◆ Data section:
[Start]

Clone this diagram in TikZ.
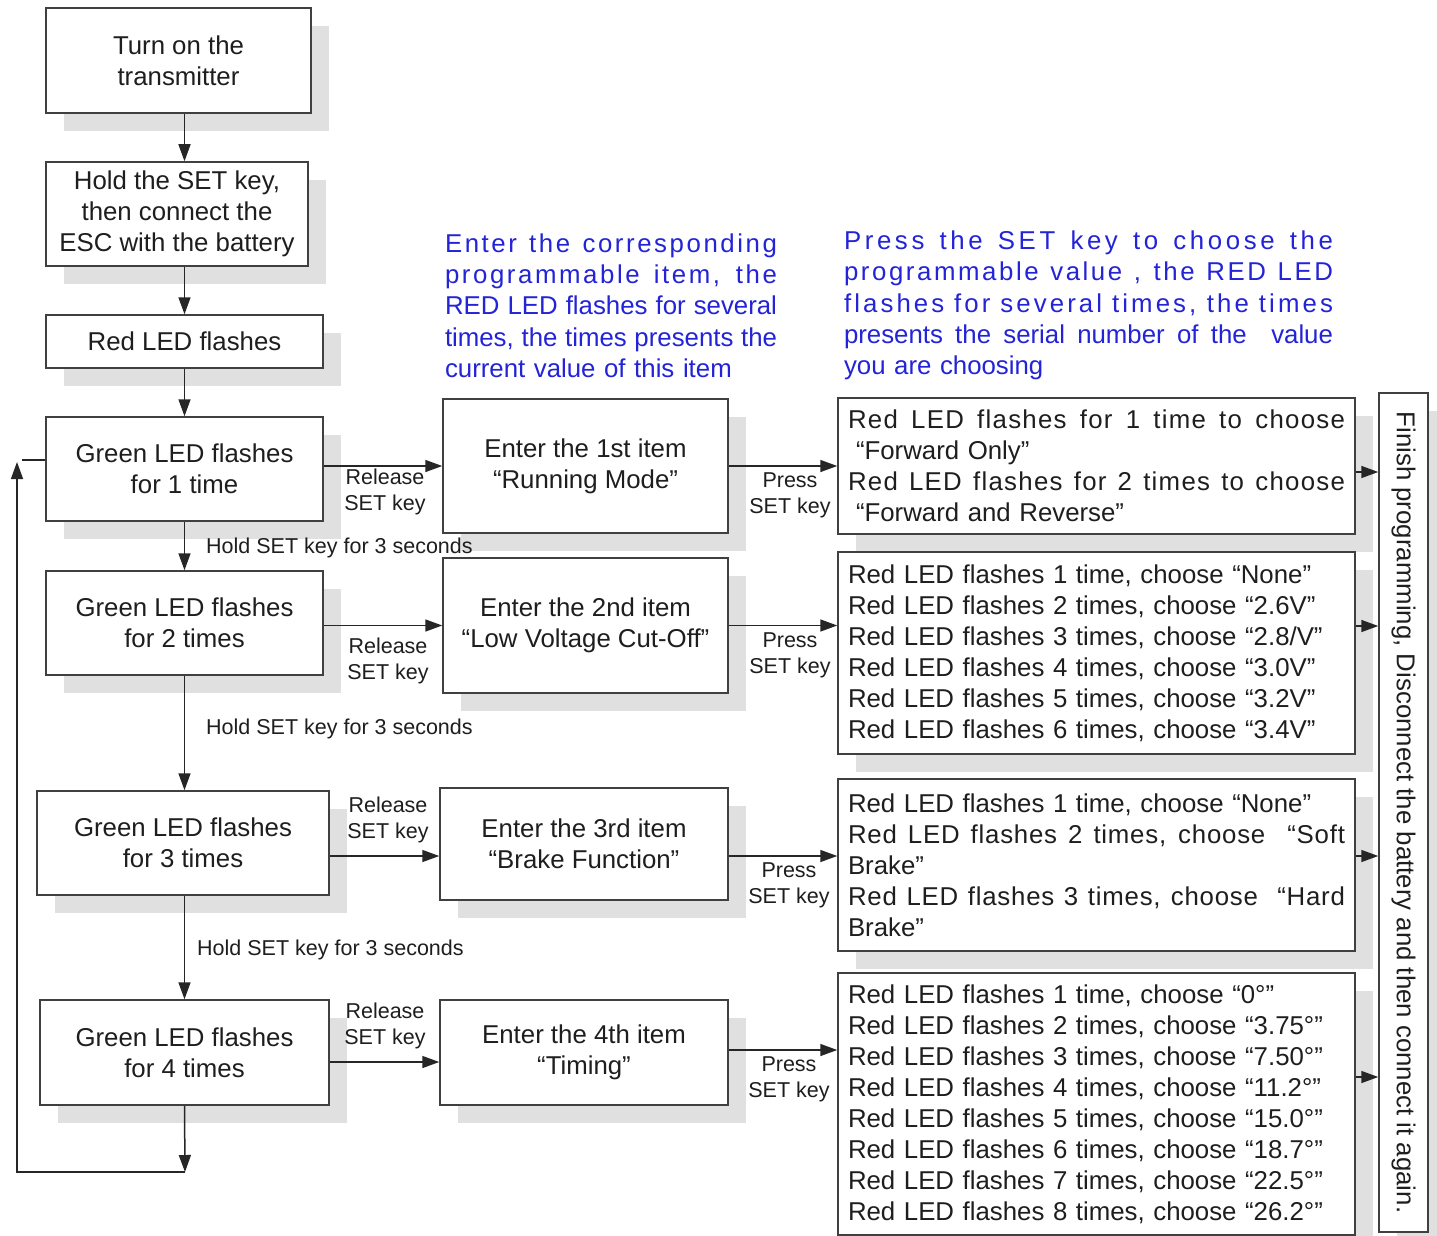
\documentclass[tikz,border=0pt]{standalone}
\usepackage{fontspec}
\setmainfont{Liberation Sans}
\usetikzlibrary{arrows.meta,shadows}
\definecolor{notablue}{RGB}{35,35,215}
\definecolor{txt}{RGB}{30,30,30}
\newcommand\fullln[2]{\makebox[#1][s]{\spaceskip=.278em plus 1fil\relax #2}}
\newcommand\spreadln[3]{\makebox[#1][s]{\addfontfeature{LetterSpace=#2}\spaceskip=.278em plus 1fil\relax #3}}

\begin{document}
\begin{tikzpicture}[x=1pt, y=-1pt,
		box/.style={draw=black!75, line width=1.5pt, fill=white, text=txt, align=center, inner sep=0pt,
			font=\fontsize{25.8}{31}\selectfont,
			drop shadow={shadow xshift=18pt, shadow yshift=-18pt, fill=black!12, opacity=1}},
		val/.style={box, align=left, text width=497pt, minimum width=517pt},
		lbl/.style={text=txt, align=center, inner sep=0pt, font=\fontsize{21.5}{26}\selectfont},
		nota/.style={text=notablue, align=left, inner sep=0pt, font=\fontsize{25.8}{31.3}\selectfont},
		arr/.style={draw=black!85, line width=1.5pt, -{Triangle[length=17pt, width=12pt]}}]
		\path[use as bounding box, fill=white] (0,0) rectangle (1437,1236);
		
		% Columna izq
		\node[box, minimum width=265pt, minimum height=105pt] (txon) at (178.5,60.5) {Turn on the\\transmitter};
		\node[box, minimum width=262pt, minimum height=104pt] (hold) at (177,214) {Hold the SET key,\\then connect the\\ESC with the battery};
		\node[box, minimum width=277pt, minimum height=53pt] (redled) at (184.5,341.5) {Red LED flashes};
		\node[box, minimum width=277pt, minimum height=104pt] (g1) at (184.5,469) {Green LED flashes\\for 1 time};
		\node[box, minimum width=277pt, minimum height=104pt] (g2) at (184.5,623) {Green LED flashes\\for 2 times};
		\node[box, minimum width=292pt, minimum height=104pt] (g3) at (183,843) {Green LED flashes\\for 3 times};
		\node[box, minimum width=289pt, minimum height=105pt] (g4) at (184.5,1052.5) {Green LED flashes\\for 4 times};
		\foreach \a/\b in {txon/hold, hold/redled, redled/g1, g1/g2, g2/g3, g3/g4}{
			\draw[arr] (\a.south -| redled) -- (\b.north -| redled);}
		
		% Vuelta
		\coordinate (loopc) at (185,1172);
		\coordinate (loopl) at (17,1172);
		\coordinate (looptop) at (17,462);
		\coordinate (loopin) at (22,460);
		\draw[arr] (g4.south -| redled) -- (loopc);
		\draw[arr] (loopc) -- (loopl) -- (looptop);
		\draw[draw=black!85, line width=1.5pt] (loopin) -- (loopin -| g1.west);
		
		% Items
		\node[box, minimum width=285pt, minimum height=134pt] (item1) at (585.5,466) {Enter the 1st item\\“Running Mode”};
		\node[box, minimum width=285pt, minimum height=135pt] (item2) at (585.5,625.5) {Enter the 2nd item\\“Low Voltage Cut-Off”};
		\node[box, minimum width=288pt, minimum height=112pt] (item3) at (584,844) {Enter the 3rd item\\“Brake Function”};
		\node[box, minimum width=288pt, minimum height=105pt] (item4) at (584,1052.5) {Enter the 4th item\\“Timing”};
		\draw[arr] (g1.east |- item1) -- (item1);
		\draw[arr] (g2.east |- item2) -- (item2);
		\draw[arr] ([yshift=-13pt]g3.east) -- ([yshift=-13pt]g3.east -| item3.west);
		\draw[arr] ([yshift=-9.5pt]g4.east) -- ([yshift=-9.5pt]g4.east -| item4.west);
		\node[lbl] (rel1) at (385,492) {Release\\SET key};
		\node[lbl] (rel2) at (388,661) {Release\\SET key};
		\node[lbl] (rel3) at (388,820) {Release\\SET key};
		\node[lbl] (rel4) at (385,1026) {Release\\SET key};
		\node[lbl, anchor=west] (hs1) at (206,548) {Hold SET key for 3 seconds};
		\node[lbl, anchor=west] (hs2) at (206,729) {Hold SET key for 3 seconds};
		\node[lbl, anchor=west] (hs3) at (197,950) {Hold SET key for 3 seconds};
		
		% Valores
		\node[val, minimum height=136pt] (val1) at (1096.5,466) {%
			\spreadln{497pt}{5}{Red LED flashes for 1 time to choose}\\
			\hspace*{8pt}“Forward Only”\\
			\spreadln{497pt}{5}{Red LED flashes for 2 times to choose}\\
			\hspace*{8pt}“Forward and Reverse”};
		\node[val, minimum height=202pt] (val2) at (1096.5,653) {%
			Red LED flashes 1 time, choose “None”\\
			Red LED flashes 2 times, choose “2.6V”\\
			Red LED flashes 3 times, choose “2.8/V”\\
			Red LED flashes 4 times, choose “3.0V”\\
			Red LED flashes 5 times, choose “3.2V”\\
			Red LED flashes 6 times, choose “3.4V”};
		\node[val, minimum height=172pt] (val3) at (1096.5,865) {%
			Red LED flashes 1 time, choose “None”\\
			\spreadln{497pt}{3}{Red LED flashes 2 times, choose \ “Soft}\\
			Brake”\\
			\spreadln{497pt}{3}{Red LED flashes 3 times, choose \ “Hard}\\
			Brake”};
		\node[val, minimum height=262pt] (val4) at (1096.5,1104) {%
			Red LED flashes 1 time, choose “0°”\\
			Red LED flashes 2 times, choose “3.75°”\\
			Red LED flashes 3 times, choose “7.50°”\\
			Red LED flashes 4 times, choose “11.2°”\\
			Red LED flashes 5 times, choose “15.0°”\\
			Red LED flashes 6 times, choose “18.7°”\\
			Red LED flashes 7 times, choose “22.5°”\\
			Red LED flashes 8 times, choose “26.2°”};
		\draw[arr] (item1) -- (val1);
		\draw[arr] (item2) -- (item2 -| val2.west);
		\draw[arr] ([yshift=-12pt]item3.east) -- ([yshift=-12pt]item3.east -| val3.west);
		\draw[arr] ([yshift=2.5pt]item4.east) -- ([yshift=2.5pt]item4.east -| val4.west);
		\node[lbl] (pr1) at (790,495) {Press\\SET key};
		\node[lbl] (pr2) at (790,655) {Press\\SET key};
		\node[lbl] (pr3) at (789,885) {Press\\SET key};
		\node[lbl] (pr4) at (789,1079) {Press\\SET key};
		
		% Fin
		\node[box, minimum width=49pt, minimum height=839pt] (fin) at (1403.5,812.5) {\rotatebox{-90}{Finish programming, Disconnect the battery and then connect it again.}};
		\foreach \v/\s in {val1/-6, val2/27, val3/9, val4/27}{
			\draw[arr] ([yshift=\s pt]\v.east) -- ([yshift=\s pt]\v.east -| fin.west);}
		
		% Notas
		\node[nota, text width=332pt] (nota1) at (611,305.5) {%
			\spreadln{332pt}{10}{Enter the corresponding}\\
			\spreadln{332pt}{10}{programmable item, the}\\
			\fullln{332pt}{RED LED flashes for several}\\
			\fullln{332pt}{times, the times presents the}\\
			current value of this item};
		\node[nota, text width=489pt] (nota2) at (1088.5,305.5) {%
			\spreadln{489pt}{14}{Press the SET key to choose the}\\
			\spreadln{489pt}{10}{programmable value , the RED LED}\\
			\spreadln{489pt}{12}{flashes for several times, the times}\\
			\fullln{489pt}{presents the serial number of the \ value}\\
			you are choosing};
	\end{tikzpicture}
\end{document}
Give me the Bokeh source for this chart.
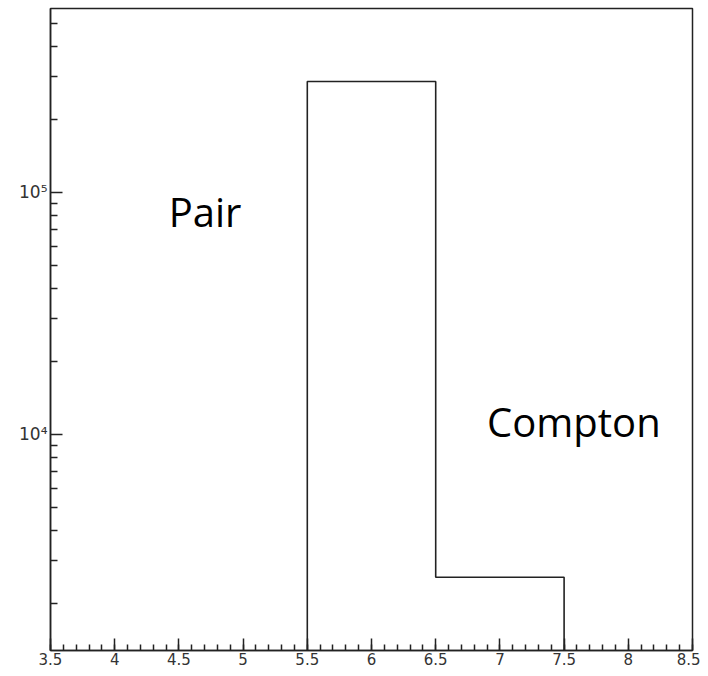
from bokeh.plotting import figure
from bokeh.models import FixedTicker, Range1d, Label
from bokeh.embed import file_html
from bokeh.resources import INLINE

# histogram bins (bin edges) and counts
bin_lo = [5.5, 6.5]
bin_hi = [6.5, 7.5]
counts = [287000, 2570]

x_min, x_max = 3.5, 8.5
y_min, y_max = 1280, 575000

x_major = [3.5, 4, 4.5, 5, 5.5, 6, 6.5, 7, 7.5, 8, 8.5]
x_labels = ["3.5", "4", "4.5", "5", "5.5", "6", "6.5", "7", "7.5", "8", "8.5"]
y_major = [1e4, 1e5]
y_labels = ["10\u2074", "10\u2075"]

p = figure(width=700, height=668, output_backend="svg", toolbar_location=None,
           y_axis_type="log",
           x_range=Range1d(x_min, x_max), y_range=Range1d(y_min, y_max),
           min_border_left=50, min_border_right=8, min_border_top=8,
           min_border_bottom=18)

p.xgrid.visible = False
p.ygrid.visible = False
p.outline_line_color = "#222222"
p.outline_line_width = 1.5
p.background_fill_color = "white"
p.border_fill_color = "white"

# step outline of the histogram
xs, ys = [], []
prev = y_min
for lo, hi, c in zip(bin_lo, bin_hi, counts):
    xs += [lo, lo, hi]
    ys += [prev, c, c]
    prev = c
xs.append(bin_hi[-1])
ys.append(y_min)
p.line(xs, ys, line_color="#222222", line_width=1.6)

# x axis
xa = p.xaxis[0]
xa.ticker = FixedTicker(ticks=x_major,
                        minor_ticks=[round(x_min + 0.1 * i, 2) for i in range(51)])
xa.major_label_overrides = {v: s for v, s in zip(x_major, x_labels)}
xa.major_tick_in = 12
xa.major_tick_out = 0
xa.minor_tick_in = 6
xa.minor_tick_out = 0
xa.axis_line_width = 1.5
xa.axis_line_color = "#222222"
xa.major_tick_line_width = 1.5
xa.minor_tick_line_width = 1.5
xa.major_tick_line_color = "#222222"
xa.minor_tick_line_color = "#222222"
xa.major_label_standoff = 2
xa.major_label_text_font = "DejaVu Sans"
xa.major_label_text_font_size = "15px"
xa.major_label_text_color = "#333333"

# y axis (log)
ya = p.yaxis[0]
ya.ticker = FixedTicker(ticks=y_major,
                        minor_ticks=[m * 10 ** e for e in (3, 4, 5) for m in range(2, 10)])
ya.major_label_overrides = {v: s for v, s in zip(y_major, y_labels)}
ya.major_tick_in = 12
ya.major_tick_out = 0
ya.minor_tick_in = 7
ya.minor_tick_out = 0
ya.axis_line_width = 1.5
ya.axis_line_color = "#222222"
ya.major_tick_line_width = 1.5
ya.minor_tick_line_width = 1.5
ya.major_tick_line_color = "#222222"
ya.minor_tick_line_color = "#222222"
ya.major_label_standoff = 3
ya.major_label_text_font = "DejaVu Sans"
ya.major_label_text_font_size = "17px"
ya.major_label_text_color = "#333333"

# annotations
p.add_layout(Label(x=4.42, y=83400, text="Pair", text_font="Open Sans",
                   text_font_size="40px", text_color="black",
                   text_baseline="alphabetic"))
p.add_layout(Label(x=6.90, y=11340, text="Compton", text_font="Open Sans",
                   text_font_size="40px", text_color="black",
                   text_baseline="alphabetic"))

open("out.html", "w").write(file_html(p, INLINE))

[End]

◆ Goal: Restate the material word for word from its first line through the line containing "(\a.south -| redled)", both included; the pictures do not belong in it.

◆ Exercise response:
Clone this diagram in TikZ.
\documentclass[tikz,border=0pt]{standalone}
\usepackage{fontspec}
\setmainfont{Liberation Sans}
\usetikzlibrary{arrows.meta,shadows}
\definecolor{notablue}{RGB}{35,35,215}
\definecolor{txt}{RGB}{30,30,30}
\newcommand\fullln[2]{\makebox[#1][s]{\spaceskip=.278em plus 1fil\relax #2}}
\newcommand\spreadln[3]{\makebox[#1][s]{\addfontfeature{LetterSpace=#2}\spaceskip=.278em plus 1fil\relax #3}}

\begin{document}
\begin{tikzpicture}[x=1pt, y=-1pt,
		box/.style={draw=black!75, line width=1.5pt, fill=white, text=txt, align=center, inner sep=0pt,
			font=\fontsize{25.8}{31}\selectfont,
			drop shadow={shadow xshift=18pt, shadow yshift=-18pt, fill=black!12, opacity=1}},
		val/.style={box, align=left, text width=497pt, minimum width=517pt},
		lbl/.style={text=txt, align=center, inner sep=0pt, font=\fontsize{21.5}{26}\selectfont},
		nota/.style={text=notablue, align=left, inner sep=0pt, font=\fontsize{25.8}{31.3}\selectfont},
		arr/.style={draw=black!85, line width=1.5pt, -{Triangle[length=17pt, width=12pt]}}]
		\path[use as bounding box, fill=white] (0,0) rectangle (1437,1236);
		
		% Columna izq
		\node[box, minimum width=265pt, minimum height=105pt] (txon) at (178.5,60.5) {Turn on the\\transmitter};
		\node[box, minimum width=262pt, minimum height=104pt] (hold) at (177,214) {Hold the SET key,\\then connect the\\ESC with the battery};
		\node[box, minimum width=277pt, minimum height=53pt] (redled) at (184.5,341.5) {Red LED flashes};
		\node[box, minimum width=277pt, minimum height=104pt] (g1) at (184.5,469) {Green LED flashes\\for 1 time};
		\node[box, minimum width=277pt, minimum height=104pt] (g2) at (184.5,623) {Green LED flashes\\for 2 times};
		\node[box, minimum width=292pt, minimum height=104pt] (g3) at (183,843) {Green LED flashes\\for 3 times};
		\node[box, minimum width=289pt, minimum height=105pt] (g4) at (184.5,1052.5) {Green LED flashes\\for 4 times};
		\foreach \a/\b in {txon/hold, hold/redled, redled/g1, g1/g2, g2/g3, g3/g4}{
			\draw[arr] (\a.south -| redled) -- (\b.north -| redled);}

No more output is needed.